Please do not impersonate the actor’s representation of the below character in the film or television version.

DOGMA

Written By Kevin Smith


BETHANY

My first year in college. All through high school, I’d dated the same guy – Walter Flannigan. We were really in love, right? So much so that we decided to go to Carnegie Mellon together…that’s this college in Pittsburgh. So there we are – away at school, and there’s suddenly no parents to worry about anymore. So we’re screwing like rabbits – just constantly doing it. And I wound up getting pregnant. So he begs me to have it. He says we should quit school and get married, and I’m telling him that we’ll screw up our educations. We fought for about a week – my argument being there was no rush to have kids, you know? We could always have a baby in a couple of years – after school. So I got the abortion against his wishes . . . I mean, what the hell – it was my body, right? After graduation we got married and immediately set about trying to have kids. We tried like hell for the first six months, and – nothing. So I went to a gynaecologist to see it everything was okay on my end. (Pause) It wasn’t. My uterine wall had this fissure. It seems that the doctor who performed the procedure on me years before had somehow botched it. I’d never be able to have a child. (Takes a breath) So there I am – devastated. And now I have to go home to break the news to my husband who years before had begged me to have the baby – his baby. And after I explain it to him through my tears, he sits on the couch and rubs his eyes. And in the calmest, most rational voice I’ve ever heard anybody use in my life, he asks me for a divorce. And I fought him, you know? I tried to talk him out of it, told him there were alternatives, like we could adopt. And all he said was he wanted a wife who could have his children. (Pause)

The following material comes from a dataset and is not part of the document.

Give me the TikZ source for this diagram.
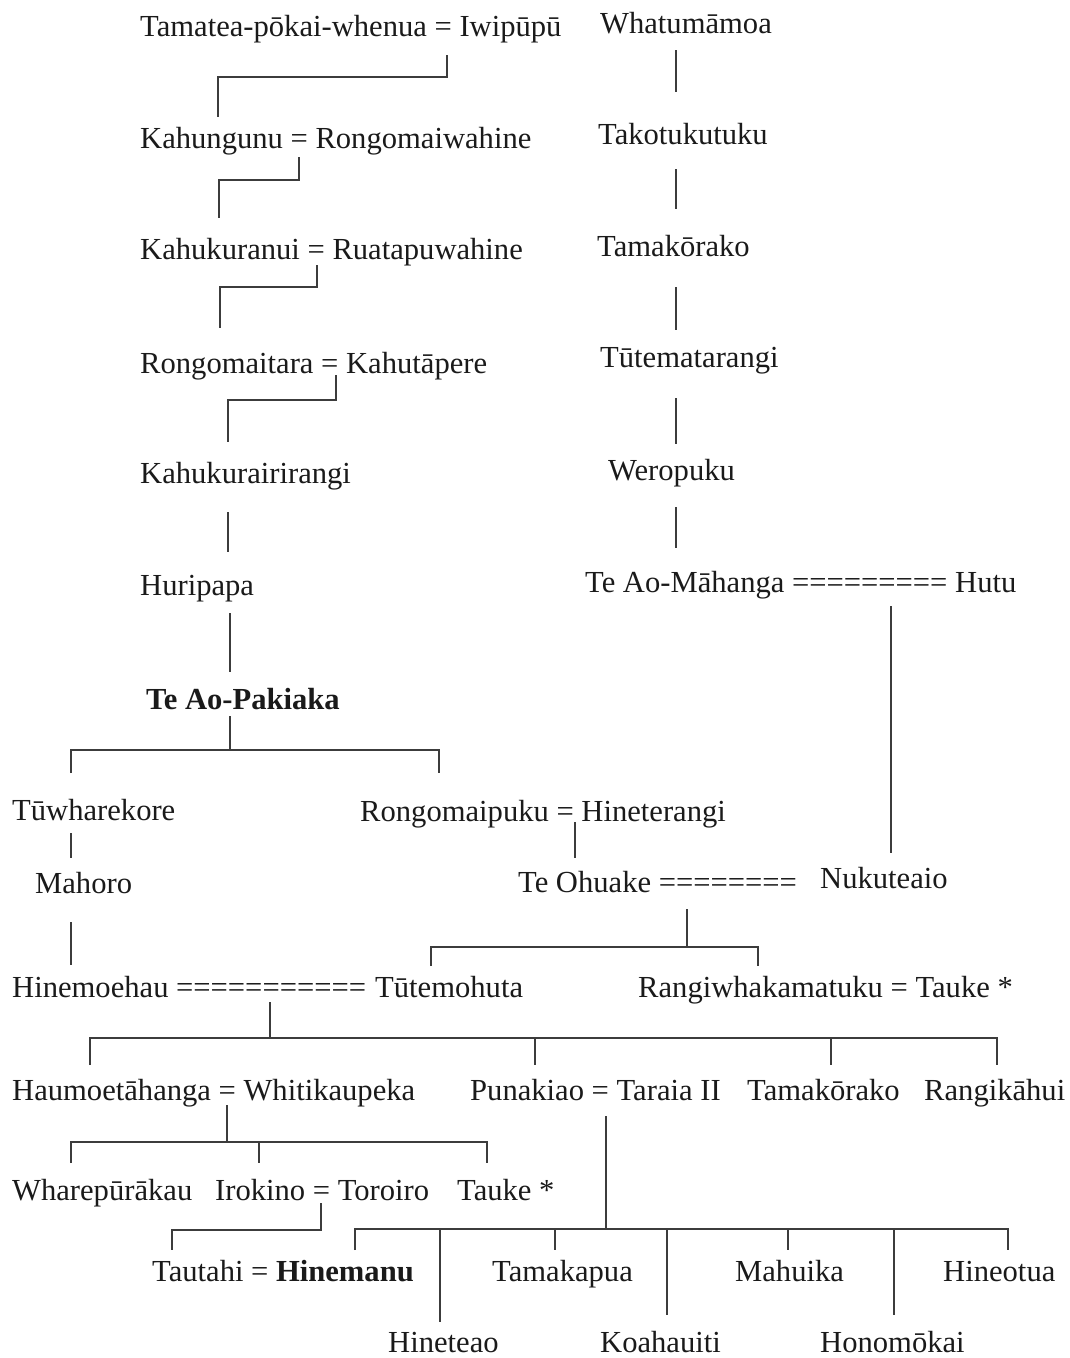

I remember the exact moment I lost my faith. I was on the phone with my mother, and she was trying to council me through this…thing, and nothing she was saying was making me feel any better. and she said, ‘Bethany….God has a plan.” I was…I was so angry with her. I was, like…what about my plans, you know? I had planned to have a family…with my husband…wasn’t that plan good enough for God? (Pause) Apparently not. I hate thoughts like that, but y’know, they come to you – you can’t help it. When you’re a kid, you never question the whole faith thing. Nope. God’s in heaven, and he’s…she’s…always got her eye on you. I would give anything to feel that way again. (Pause) So anyway – my husband remarried. He had two kids in two years with his new wife. We never spoke again.